Tim Wolfe was forced to resign as the president of the University of Missouri on Monday thanks to the school’s football players. Expressing solidarity with a campus movement already in progress, these unpaid college athletes had threatened not to play until Wolfe was out of office, citing the university’s inadequate response to a series of incidents of racism on campus. So he, and also the school’s chancellor, stepped down.
It was a stark representation of the “power of the black athlete,” Selma director Ava DuVernay said on Twitter. “They’ve always had it, but so rarely use it,” she added. “This is remarkable to see unfold.”
As recently as a few years ago, such collective action would have been unthinkable. But since 2012, a small but important shift in how the NCAA treats its free labor force has occurred. When the Mizzou football players began their protest, many wondered if they might have their scholarships revoked. In a piece calling the players “lazy cowards,” the conservative site RedState noted approvingly that University of Alabama coach “Nick Saban would already have [had] all thirty players scholarships revoked just on principle.” Crucially, though, rather than dangling this threat, the University of Missouri’s football coach Gary Pinkel backed his players, and together they forced the administration’s hand and may have set a precedent that will be hard to break going forward.
It used to be that college athletes could lose their scholarships for pretty much any reason: if they were injured, if the school claimed they were injured when they weren’t, if they didn’t play up to the coach’s standards, or for whatever excuse the team might come up with to free up a valuable scholarship spot. Earlier this year, a former Delaware State University volleyball player sued her old school, alleging that she lost her scholarship for opposing her coach’s mandated church attendance and Bible study policies. In another case from last year, Georgia Bulldogs football coach Mark Richt admitted to dropping a recruit because he didn’t like the player’s Twitter account (Penn State did the same thing the previous season). The first college athlete in the country to stage a Black Lives Matter protest, Knox College’s Ariyana Smith, was suspended from her team indefinitely for the display, which involved lying on the court for 4½ minutes as a reminder that Michael Brown’s body was left out in the street after he was killed in Ferguson. (Smith has said she believes the college only overturned her suspension after a media uproar, and she did not immediately return to the team.) These cases show how dangerous it was until very recently for players to exercise their free speech rights: Say or do the wrong thing, you just might lose your scholarship. “For most of these guys, I think they fear retribution from their institutions if they do speak up,” Robert Bennett III, a staffer at Ohio State University’s office of diversity and inclusion, told the publication Diverse: Issues In Higher Education last year.

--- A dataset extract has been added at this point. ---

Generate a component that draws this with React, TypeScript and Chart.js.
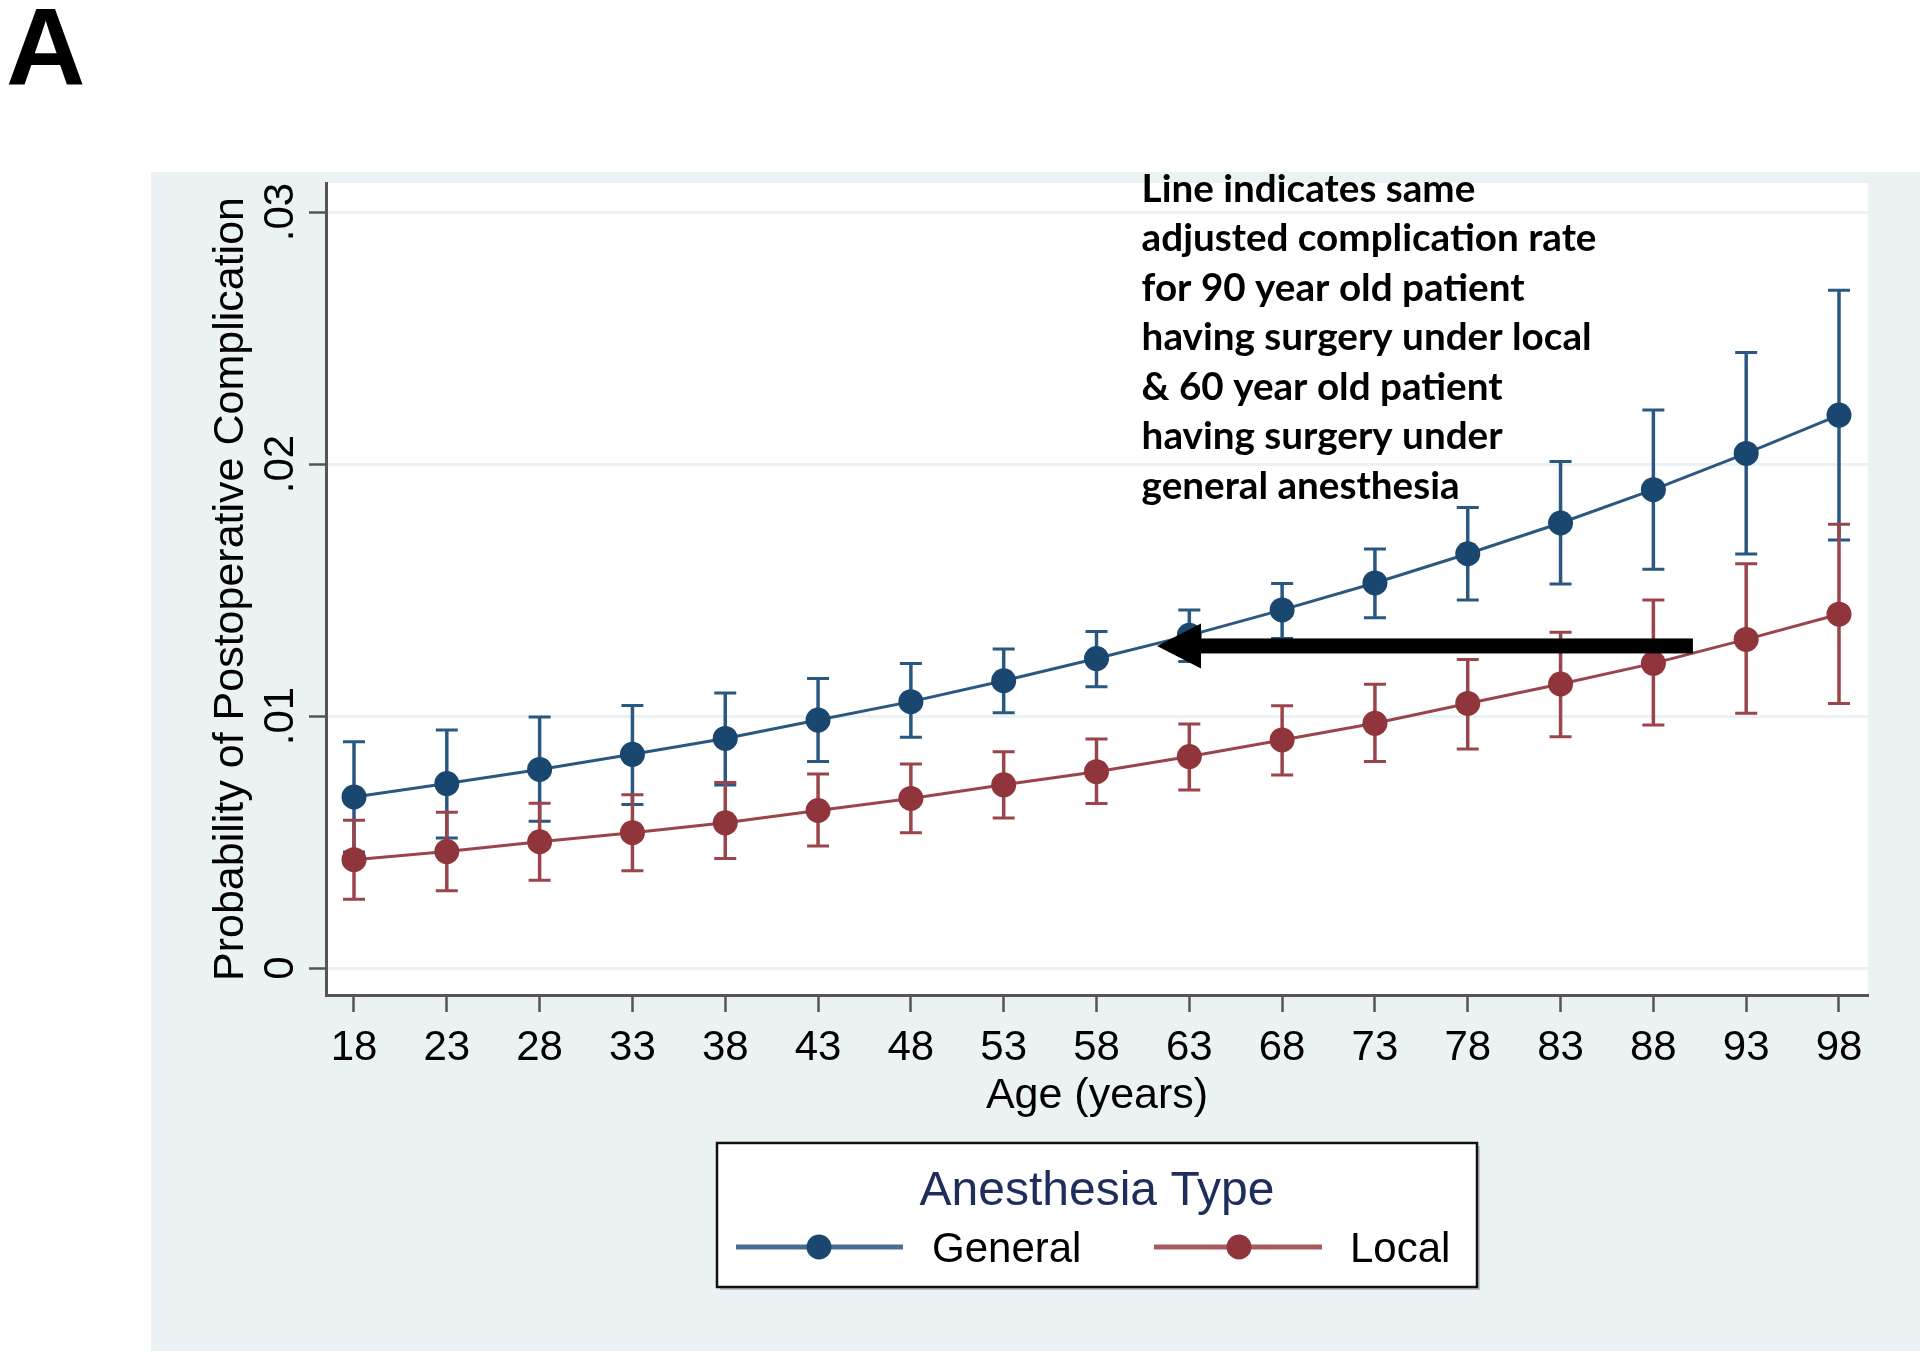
import React, { useEffect, useRef } from "react";
import { Chart, registerables } from "chart.js";

Chart.register(...registerables);

// ---------- data ----------
const ages = [18, 23, 28, 33, 38, 43, 48, 53, 58, 63, 68, 73, 78, 83, 88, 93, 98];

const generalProb = [0.00679, 0.00732, 0.00788, 0.00848, 0.00911, 0.00984, 0.01057, 0.0114, 0.01228, 0.0132, 0.01421, 0.01528, 0.01644, 0.01766, 0.01898, 0.02042, 0.02194];
const generalUpper = [0.00898, 0.00944, 0.00996, 0.01042, 0.01091, 0.01149, 0.01208, 0.01266, 0.01335, 0.01421, 0.01526, 0.01663, 0.01827, 0.0201, 0.02214, 0.02442, 0.0269];
const generalLower = [0.0046, 0.00516, 0.00582, 0.00649, 0.00726, 0.00819, 0.00916, 0.01013, 0.01116, 0.01216, 0.01308, 0.0139, 0.0146, 0.01524, 0.01582, 0.01643, 0.01698];

const localProb = [0.0043, 0.00462, 0.00501, 0.00537, 0.00576, 0.00625, 0.00673, 0.00727, 0.00779, 0.00839, 0.00905, 0.00971, 0.0105, 0.01127, 0.01209, 0.01304, 0.01404];
const localUpper = [0.00586, 0.00618, 0.00654, 0.00688, 0.00736, 0.0077, 0.0081, 0.00858, 0.00909, 0.00968, 0.01041, 0.01126, 0.01224, 0.01332, 0.0146, 0.01604, 0.01761];
const localLower = [0.00273, 0.00307, 0.00348, 0.00386, 0.00435, 0.00484, 0.00537, 0.00595, 0.00653, 0.00706, 0.00766, 0.00819, 0.00869, 0.00918, 0.00964, 0.01011, 0.0105];

const yTickValues = [0, 0.01, 0.02, 0.03];
const yTickLabels = ["0", ".01", ".02", ".03"];
const xMin = 16.4916;
const xMax = 99.5623;
const yMin = -0.001071;
const yMax = 0.031151;

const seriesNames = ["General", "Local"];
const xTitle = "Age (years)";
const yTitle = "Probability of Postoperative Complication";
const legendTitle = "Anesthesia Type";
const panelLabel = "A";

const annotationLines = [
  "Line indicates same",
  "adjusted complication rate",
  "for 90 year old patient",
  "having surgery under local",
  "& 60 year old patient",
  "having surgery under",
  "general anesthesia",
];
const annotationAge = 60.43;
const annotationValue = 0.030409;
const arrowFromAge = 90.13;
const arrowToAge = 61.26;
const arrowValue = 0.01278;

// ---------- styles ----------
const W = 1920;
const H = 1356;
const NAVY = "#1a476f";
const MAROON = "#90353b";
const NAVY_LINE = "#2b5880";
const MAROON_LINE = "#9a444b";
const PANEL = "#eaf2f3";
const AXIS = "#555555";
const FONT = "'Liberation Sans', Arial, Helvetica, sans-serif";

const errorBarPlugin = {
  id: "errorBars",
  beforeDatasetsDraw(chart: any) {
    const { ctx, scales } = chart;
    const xs = scales.x;
    const ys = scales.y;
    const sets = [
      { lo: generalLower, hi: generalUpper, color: NAVY_LINE },
      { lo: localLower, hi: localUpper, color: MAROON_LINE },
    ];
    ctx.save();
    ctx.lineCap = "butt";
    for (const s of sets) {
      ctx.strokeStyle = s.color;
      for (let i = 0; i < ages.length; i++) {
        const x = xs.getPixelForValue(ages[i]);
        const y1 = ys.getPixelForValue(s.lo[i]);
        const y2 = ys.getPixelForValue(s.hi[i]);
        ctx.lineWidth = 3.5;
        ctx.beginPath();
        ctx.moveTo(x, y1);
        ctx.lineTo(x, y2);
        ctx.stroke();
        ctx.lineWidth = 3;
        ctx.beginPath();
        ctx.moveTo(x - 11, y1);
        ctx.lineTo(x + 11, y1);
        ctx.moveTo(x - 11, y2);
        ctx.lineTo(x + 11, y2);
        ctx.stroke();
      }
    }
    ctx.restore();
  },
};

const backgroundPlugin = {
  id: "stataBackground",
  beforeDraw(chart: any) {
    const { ctx, chartArea } = chart;
    ctx.save();
    ctx.fillStyle = "#ffffff";
    ctx.fillRect(0, 0, W, H);
    ctx.fillStyle = PANEL;
    ctx.fillRect(151, 172, W - 151, 1351 - 172);
    ctx.fillStyle = "#ffffff";
    ctx.fillRect(chartArea.left, chartArea.top, chartArea.right - chartArea.left, chartArea.bottom - chartArea.top);
    ctx.restore();
  },
};

const overlayPlugin = {
  id: "overlay",
  afterDraw(chart: any) {
    const { ctx, chartArea, scales } = chart;
    const xs = scales.x;
    const ys = scales.y;
    const cx = (chartArea.left + chartArea.right) / 2;
    const cy = (chartArea.top + chartArea.bottom) / 2;
    ctx.save();

    // y tick labels (rotated)
    ctx.fillStyle = "#000";
    ctx.font = `42px ${FONT}`;
    ctx.textAlign = "center";
    ctx.textBaseline = "alphabetic";
    yTickValues.forEach((v, i) => {
      const y = ys.getPixelForValue(v);
      ctx.save();
      ctx.translate(chartArea.left - 33, y);
      ctx.rotate(-Math.PI / 2);
      ctx.fillText(yTickLabels[i], 0, 0);
      ctx.restore();
    });

    // y title
    ctx.font = `43px ${FONT}`;
    ctx.save();
    ctx.translate(chartArea.left - 83, cy);
    ctx.rotate(-Math.PI / 2);
    ctx.fillText(yTitle, 0, 0);
    ctx.restore();

    // x title
    ctx.font = `43px ${FONT}`;
    ctx.fillText(xTitle, cx, chartArea.bottom + 113);

    // legend
    const bx = cx - 380;
    const by = 1143;
    const bw = 760;
    const bh = 144;
    ctx.fillStyle = "#b9bfc2";
    ctx.fillRect(bx + 3, by + 3, bw, bh);
    ctx.fillStyle = "#ffffff";
    ctx.fillRect(bx, by, bw, bh);
    ctx.strokeStyle = "#111";
    ctx.lineWidth = 2.5;
    ctx.strokeRect(bx, by, bw, bh);

    ctx.fillStyle = "#1e2d5c";
    ctx.font = `48px ${FONT}`;
    ctx.textAlign = "center";
    ctx.fillText(legendTitle, cx, by + 62);

    const rowY = by + 104;
    const items = [
      { name: seriesNames[0], line: "#4a6f90", mark: NAVY, x0: 19, x1: 186, mx: 102, tx: 215 },
      { name: seriesNames[1], line: "#a85b61", mark: MAROON, x0: 437, x1: 605, mx: 522, tx: 633 },
    ];
    for (const it of items) {
      ctx.strokeStyle = it.line;
      ctx.lineWidth = 5;
      ctx.beginPath();
      ctx.moveTo(bx + it.x0, rowY);
      ctx.lineTo(bx + it.x1, rowY);
      ctx.stroke();
      ctx.fillStyle = it.mark;
      ctx.beginPath();
      ctx.arc(bx + it.mx, rowY, 12.5, 0, Math.PI * 2);
      ctx.fill();
      ctx.fillStyle = "#000";
      ctx.font = `42px ${FONT}`;
      ctx.textAlign = "left";
      ctx.fillText(it.name, bx + it.tx, rowY + 15);
    }

    // arrow
    const tipX = xs.getPixelForValue(arrowToAge);
    const tailX = xs.getPixelForValue(arrowFromAge);
    const ay = ys.getPixelForValue(arrowValue);
    ctx.fillStyle = "#000";
    ctx.fillRect(tipX + 43, ay - 7.5, tailX - (tipX + 43), 15);
    ctx.beginPath();
    ctx.moveTo(tipX, ay);
    ctx.lineTo(tipX + 44, ay - 22.5);
    ctx.lineTo(tipX + 44, ay + 22.5);
    ctx.closePath();
    ctx.fill();

    // annotation text
    const annFamily = "Lato, 'Open Sans', 'Noto Sans', sans-serif";
    ctx.font = `bold 100px ${annFamily}`;
    const wRef = ctx.measureText(annotationLines[1]).width;
    const size = Math.max(20, Math.min(44, (100 * 455) / wRef));
    ctx.font = `bold ${size}px ${annFamily}`;
    ctx.textAlign = "left";
    ctx.textBaseline = "alphabetic";
    const ax = xs.getPixelForValue(annotationAge);
    const ay0 = ys.getPixelForValue(annotationValue);
    annotationLines.forEach((line, i) => {
      ctx.fillText(line, ax, ay0 + i * 49.5);
    });

    // panel label
    ctx.font = `bold 110px ${FONT}`;
    ctx.fillText(panelLabel, 6, 84);

    ctx.restore();
  },
};

export default function App() {
  const canvasRef = useRef<HTMLCanvasElement | null>(null);

  useEffect(() => {
    const canvas = canvasRef.current;
    if (!canvas) return;
    const chart = new Chart(canvas, {
      type: "line",
      data: {
        datasets: [
          {
            label: seriesNames[0],
            data: ages.map((a, i) => ({ x: a, y: generalProb[i] })),
            borderColor: NAVY_LINE,
            backgroundColor: NAVY,
            borderWidth: 3,
            pointRadius: 12.5,
            pointBorderWidth: 0,
            pointBackgroundColor: NAVY,
            pointHoverRadius: 12.5,
            tension: 0,
            fill: false,
          },
          {
            label: seriesNames[1],
            data: ages.map((a, i) => ({ x: a, y: localProb[i] })),
            borderColor: MAROON_LINE,
            backgroundColor: MAROON,
            borderWidth: 3,
            pointRadius: 12.5,
            pointBorderWidth: 0,
            pointBackgroundColor: MAROON,
            pointHoverRadius: 12.5,
            tension: 0,
            fill: false,
          },
        ],
      },
      options: {
        responsive: false,
        animation: false,
        devicePixelRatio: 1,
        events: [],
        layout: { padding: { left: 0, top: 183, right: 52, bottom: 0 } },
        plugins: {
          legend: { display: false },
          tooltip: { enabled: false },
          title: { display: false },
        },
        scales: {
          x: {
            type: "linear",
            min: xMin,
            max: xMax,
            afterBuildTicks: (s: any) => {
              s.ticks = ages.map((v) => ({ value: v }));
            },
            afterFit: (s: any) => {
              s.height = 361;
            },
            grid: {
              drawOnChartArea: false,
              drawTicks: true,
              tickLength: 17,
              tickColor: AXIS,
              tickWidth: 2.5,
            },
            border: { display: true, color: AXIS, width: 3 },
            ticks: {
              autoSkip: false,
              maxRotation: 0,
              minRotation: 0,
              padding: 11,
              color: "#000",
              font: { family: FONT, size: 42 },
              callback: (v: any) => String(v),
            },
          },
          y: {
            type: "linear",
            min: yMin,
            max: yMax,
            afterBuildTicks: (s: any) => {
              s.ticks = yTickValues.map((v) => ({ value: v }));
            },
            afterFit: (s: any) => {
              s.width = 326;
            },
            grid: {
              color: PANEL,
              lineWidth: 3,
              drawTicks: true,
              tickLength: 17,
              tickColor: AXIS,
              tickWidth: 2.5,
            },
            border: { display: true, color: AXIS, width: 3 },
            ticks: { display: false },
          },
        },
      } as any,
      plugins: [backgroundPlugin, errorBarPlugin, overlayPlugin],
    });
    return () => chart.destroy();
  }, []);

  return (
    <div style={{ position: "absolute", left: 0, top: 0, width: W, height: H, background: "#fff" }}>
      <canvas ref={canvasRef} width={W} height={H} style={{ display: "block", width: W, height: H }} />
    </div>
  );
}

But in 2012, the NCAA began instituting a series of small-bore reforms in response to legal challenges that have shifted the scholarship dynamic, starting with the allowance of four-year scholarships after nearly four decades of forbidding them. Between 1973 and 2012, college athletes had to reapply every year for their scholarships, which might not be renewed on the slimmest of pretexts. Now, four-year scholarships are allowed though still not mandatory. Many major programs (including Missouri) have only offered them to a small number of college athletes. But the fact that even a small number of college athletes get the four-year deal must allow for a certain confidence that wasn’t there before.
But this is even bigger: At the start of 2015, the NCAA’s five most prominent conferences—including Missouri’s conference, the SEC—passed a reform package that has further reduced the ability of athletic departments to retaliate against college athletes. The move eliminated the morally indefensible policy that allowed colleges to revoke or choose not to renew scholarships for athletic reasons—such as injury or poor play. In the past, those athletic performance reasons could be used as a pretext to spike a scholarship when an athlete got out of line, perhaps by, say, threatening not to play unless a university president resigned. “[The rule change] limits the capacity of the administration to use ‘substandard’ athletic performance as a pretext for restraints on student speech and whistleblower retaliation,” Delaware Law School associate professor Andre L. Smith told me in an email. It ultimately “encourages student athletes to use their considerable prominence to engage in public discourse over serious issues.” Under the new SEC guidelines, schools could still “cancel or not renew a student-athlete’s athletics aid if he or she does not meet institutional and/or team policies,” which could have conceivably been used against protesting Missouri players had the school so desired. But, as others have pointed out, doing so would have required conceding that the “student athletes” are actually employees working for their scholarships, which would have been a public relations and potentially legal debacle. In the past, teams could have waited until the season was over to surreptitiously not renew a scholarship of a troublemaker because of his or her “subpar” athletic performance. But this threat is now gone.
In the future, players seeking professional careers could still face retaliation for Missouri-style protests, in the form of reduced playing time and lost connections to pro networks. But thanks in large part to Missouri’s embrace of collective action for the right cause at the right moment, threats to scholarships are likely off the table for future college athletes who work together to express their First Amendment rights.